# Set exercise
It is required that the lines from the top of the listing through the line with "plt.rcParams['mathtext.it'] = 'Liberation" be reproduced exactly, excluding pictures.

══ Supplied information ══

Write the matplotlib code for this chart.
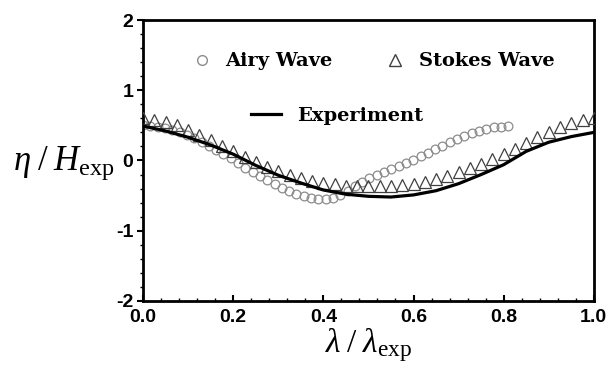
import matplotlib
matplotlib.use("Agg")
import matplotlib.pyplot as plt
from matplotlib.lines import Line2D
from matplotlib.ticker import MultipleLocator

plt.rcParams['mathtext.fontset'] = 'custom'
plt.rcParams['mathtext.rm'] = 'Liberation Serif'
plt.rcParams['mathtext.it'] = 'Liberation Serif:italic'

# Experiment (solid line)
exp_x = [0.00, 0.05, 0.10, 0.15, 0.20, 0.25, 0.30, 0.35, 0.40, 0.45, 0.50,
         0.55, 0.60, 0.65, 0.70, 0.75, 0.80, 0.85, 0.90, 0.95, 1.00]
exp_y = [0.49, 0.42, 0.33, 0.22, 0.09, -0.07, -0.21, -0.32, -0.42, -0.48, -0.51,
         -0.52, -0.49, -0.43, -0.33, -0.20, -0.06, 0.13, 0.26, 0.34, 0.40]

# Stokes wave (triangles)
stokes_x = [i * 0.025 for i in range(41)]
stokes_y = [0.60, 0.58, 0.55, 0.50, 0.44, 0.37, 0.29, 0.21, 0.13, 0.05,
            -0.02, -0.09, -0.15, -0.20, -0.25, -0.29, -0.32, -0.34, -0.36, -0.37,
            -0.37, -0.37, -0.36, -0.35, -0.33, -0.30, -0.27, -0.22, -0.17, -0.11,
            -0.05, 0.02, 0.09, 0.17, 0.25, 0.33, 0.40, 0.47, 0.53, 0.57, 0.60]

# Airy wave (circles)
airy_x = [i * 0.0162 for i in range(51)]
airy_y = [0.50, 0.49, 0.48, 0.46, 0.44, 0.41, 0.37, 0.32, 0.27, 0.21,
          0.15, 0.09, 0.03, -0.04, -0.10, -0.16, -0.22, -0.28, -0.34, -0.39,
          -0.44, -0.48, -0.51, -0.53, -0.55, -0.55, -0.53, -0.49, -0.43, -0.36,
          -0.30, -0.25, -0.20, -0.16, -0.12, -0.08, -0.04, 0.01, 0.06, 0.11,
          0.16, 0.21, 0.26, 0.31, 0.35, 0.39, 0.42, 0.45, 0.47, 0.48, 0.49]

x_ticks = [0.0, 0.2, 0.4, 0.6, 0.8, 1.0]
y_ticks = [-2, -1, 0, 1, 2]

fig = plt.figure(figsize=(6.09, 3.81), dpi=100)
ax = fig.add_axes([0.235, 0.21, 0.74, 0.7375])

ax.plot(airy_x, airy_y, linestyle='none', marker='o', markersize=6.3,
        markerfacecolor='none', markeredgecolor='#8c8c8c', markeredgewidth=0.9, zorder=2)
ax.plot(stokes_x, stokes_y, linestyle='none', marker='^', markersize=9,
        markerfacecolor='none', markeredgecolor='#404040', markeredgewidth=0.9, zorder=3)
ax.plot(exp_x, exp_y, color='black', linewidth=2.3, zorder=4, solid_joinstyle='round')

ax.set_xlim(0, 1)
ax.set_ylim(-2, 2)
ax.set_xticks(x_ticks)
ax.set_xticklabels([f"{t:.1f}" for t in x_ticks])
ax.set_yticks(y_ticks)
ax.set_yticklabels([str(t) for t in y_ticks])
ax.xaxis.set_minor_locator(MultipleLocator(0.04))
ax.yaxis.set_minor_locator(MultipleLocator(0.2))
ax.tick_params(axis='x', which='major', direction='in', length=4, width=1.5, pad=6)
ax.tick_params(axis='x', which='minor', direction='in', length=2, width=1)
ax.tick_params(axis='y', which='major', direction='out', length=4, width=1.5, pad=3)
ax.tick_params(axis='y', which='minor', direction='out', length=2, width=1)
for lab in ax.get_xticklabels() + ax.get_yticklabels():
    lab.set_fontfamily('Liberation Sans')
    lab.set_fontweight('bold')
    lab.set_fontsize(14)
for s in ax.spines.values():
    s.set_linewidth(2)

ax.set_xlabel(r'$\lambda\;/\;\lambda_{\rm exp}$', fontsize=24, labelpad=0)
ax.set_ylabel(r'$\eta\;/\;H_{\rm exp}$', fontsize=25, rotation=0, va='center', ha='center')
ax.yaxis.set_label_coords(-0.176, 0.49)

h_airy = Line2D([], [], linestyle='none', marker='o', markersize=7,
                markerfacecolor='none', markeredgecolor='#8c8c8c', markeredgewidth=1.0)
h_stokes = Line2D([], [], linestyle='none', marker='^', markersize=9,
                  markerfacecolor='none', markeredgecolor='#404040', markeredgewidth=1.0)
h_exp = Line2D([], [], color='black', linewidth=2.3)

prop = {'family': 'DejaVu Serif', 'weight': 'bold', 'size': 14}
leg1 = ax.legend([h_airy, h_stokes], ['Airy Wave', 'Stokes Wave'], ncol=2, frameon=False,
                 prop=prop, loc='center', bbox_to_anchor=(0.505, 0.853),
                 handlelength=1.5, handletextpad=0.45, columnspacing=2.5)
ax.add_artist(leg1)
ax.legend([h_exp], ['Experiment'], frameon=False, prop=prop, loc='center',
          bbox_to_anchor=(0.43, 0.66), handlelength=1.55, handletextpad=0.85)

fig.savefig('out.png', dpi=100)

═══

# Task output
Write the matplotlib code for this chart.
import matplotlib
matplotlib.use("Agg")
import matplotlib.pyplot as plt
from matplotlib.lines import Line2D
from matplotlib.ticker import MultipleLocator

plt.rcParams['mathtext.fontset'] = 'custom'
plt.rcParams['mathtext.rm'] = 'Liberation Serif'
plt.rcParams['mathtext.it'] = 'Liberation Serif:italic'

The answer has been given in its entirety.